By Amanda Gonzalez • September 29, 2011•Firms and the Private Sector
When I was in my first year of law school a female partner did me a huge favor. She didn’t hire me. As I sat interviewing in her office, my resume aglow with progressive she-power women’s organizations, this partner scowled at me. She interrupted my soliloquy on my passion for employment law to clarify one thing. “We crush the little guy here. You know that right?” Let’s just say the summer position would have been a bad fit.
But what do you do if you’re not lucky enough to have a no-nonsense interviewer? Or what if you have multiple offers for your next position? How do you know which firms are actually women friendly?
Sure, plenty of places will talk to you about equality and maternity leave option. But the firm I was interviewing at also claimed to do “some” plaintiff’s work. So how do you know what you’re actually getting it to. Which law firms will actually provide you with upward mobility and have a leadership track that is hospitable to women?
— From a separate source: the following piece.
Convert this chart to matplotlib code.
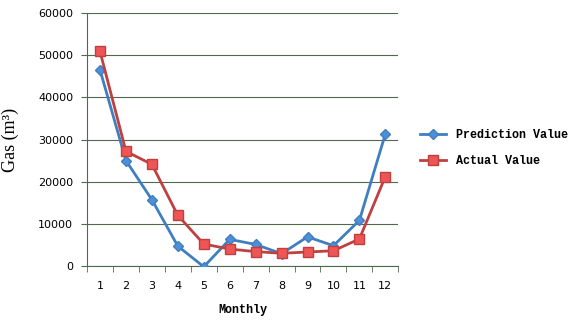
import numpy as np
import matplotlib
matplotlib.use("Agg")
import matplotlib.pyplot as plt
from matplotlib.ticker import FixedLocator

# Data
months = list(range(1, 13))
prediction = [46500, 25000, 15700, 4700, -200, 6300, 5100, 2900, 6900, 4800, 10800, 31300]
actual = [50900, 27200, 24100, 12000, 5200, 4000, 3400, 3000, 3300, 3600, 6400, 21200]
y_ticks = [0, 10000, 20000, 30000, 40000, 50000, 60000]

grid_col = "#4f6a4f"
blue = "#3f7fc0"
red = "#bf4040"

fig = plt.figure(figsize=(5.69, 3.2), dpi=100)
ax = fig.add_axes([0.153, 0.169, 0.547, 0.790])

ax.plot(months, prediction, color=blue, lw=2, marker="D", ms=5,
        mfc="#4f8fd8", mec=blue, label="Prediction Value", zorder=3)
ax.plot(months, actual, color=red, lw=2, marker="s", ms=7.5,
        mfc="#ee5555", mec="#c04040", label="Actual Value", zorder=4)

ax.set_xlim(0.5, 12.5)
ax.set_ylim(0, 60000)
ax.set_yticks(y_ticks)
ax.set_xticks(months)
ax.xaxis.set_minor_locator(FixedLocator(np.arange(0.5, 13, 1)))
ax.tick_params(axis="x", which="major", length=0, pad=11, labelsize=8)
ax.tick_params(axis="x", which="minor", length=4, color=grid_col, direction="out")
ax.tick_params(axis="y", length=4, color=grid_col, labelsize=8, pad=6)
ax.yaxis.grid(True, color=grid_col, lw=0.8)
ax.set_axisbelow(True)

for side in ["top", "right"]:
    ax.spines[side].set_visible(False)
for side in ["left", "bottom"]:
    ax.spines[side].set_color(grid_col)

ax.set_xlabel("Monthly", fontfamily="Liberation Mono", fontweight="bold",
              fontsize=8.5, labelpad=9)
ax.set_ylabel("Gas (m³)", fontfamily="Liberation Serif", fontsize=13, labelpad=14)

fig.legend(loc="upper left", bbox_to_anchor=(0.72, 0.63), frameon=False,
           prop={"family": "Liberation Mono", "weight": "bold", "size": 8.5},
           handlelength=2.2, labelspacing=1.2)

plt.savefig("out.png", dpi=100)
Obviously, it’s best to get on the inside. Learn all you can about the firm and talk to some (hopefully honest) people who have worked at that firm. If that’s not possible, do your research. And one place to start that research might be the Women In Law Empowerment Forum (WILEF). WILEF was founded by Elizabether Anne “Betiayn” Tursi, a former law firm chief marketing executive, and Peggy Cohen, Vice President and Managing Director at RR Donnelley. Last year, to determine whether law firms actually enabled women to become leaders, WILEF instituted a gold standard certification which examines how much leadership women have in a law firm. To be eligible for gold standard certification, a law firm must show that it is qualified in three or more of the following six criteria, women must represent at least:
- 20% of equity partners
- 10% of firm chairs and office managing partners
- 20% of the firm’s primary governance committee
- 20% or more of the firm’s compensation committee
- 25% of practice group leaders or department heads
- 10% of the top half of the most highly compensated partners
These criteria may not provide you with the whole picture. But they are a great start. They provide clarity for law students and graduates who are in the process of determining their next career move. The law firms on the 2011 are likely to encourage women equity partners as well as provide opportunities for women to learn the tools necessary to build their careers. We mentioned the list of firms when it was published back in June, but it’s worth a second look if you are currently participating in OCIs, are considering a change, or simply keeping yourself informed.